O livro mais desafiador da última década é "Um Mestre na Periferia do Capitalismo", do Roberto Schwarz, sobre "Memórias Póstumas de Brás Cubas". Ao propor um modelo que liga literatura e processo social, e isso no grande Machado, e ao mostrar como ele funciona em detalhe no romance, na sua construção, no enredo, no estilo volúvel, voluntarioso e caprichoso do narrador, Roberto propôs um contexto em que eventualmente muitas outras coisas venham a cobrar sentido. O que até certo ponto falta ainda, para usar uma frase do próprio, já que eu estou justamente no processo de traduzir esse livro -"Na Periferia"-, o que falta até certo ponto é trocar isso em miúdos. Não tanto nas "Memórias Póstumas", mas no processo da obra toda.
Por exemplo, na crucial década de 1870 que culminou nesse romance. E não podemos ignorar nenhum aspecto da obra, nem do contexto nacional nem internacional maior nem menor. É o exemplo talvez mais importante de como pesquisa detalhada e pensamento, por assim dizer, mais teórico, podem interagir, como sei que interagiram no meu caso 20 anos atrás.

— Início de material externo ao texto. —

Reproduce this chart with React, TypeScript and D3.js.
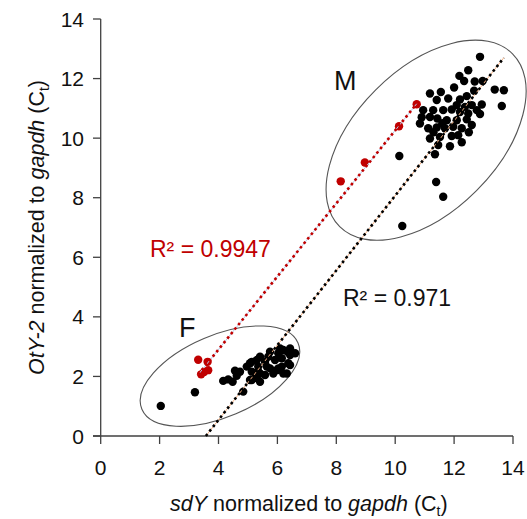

Se estamos revelando e editando novos textos, isso não devia afetar a visão do autor que se tem na sala de aula, onde muitas vezes tenho a impressão de que Machado é tido como um chato, ou nos livros didáticos. Não podemos separar os nossos esforços de renovação para revelar um Machado mais comprometido, inserido no tempo dele, mais vivo, mais verdadeiro, do desejo de fazer com que ele seja uma presença mais viva também na cultura brasileira.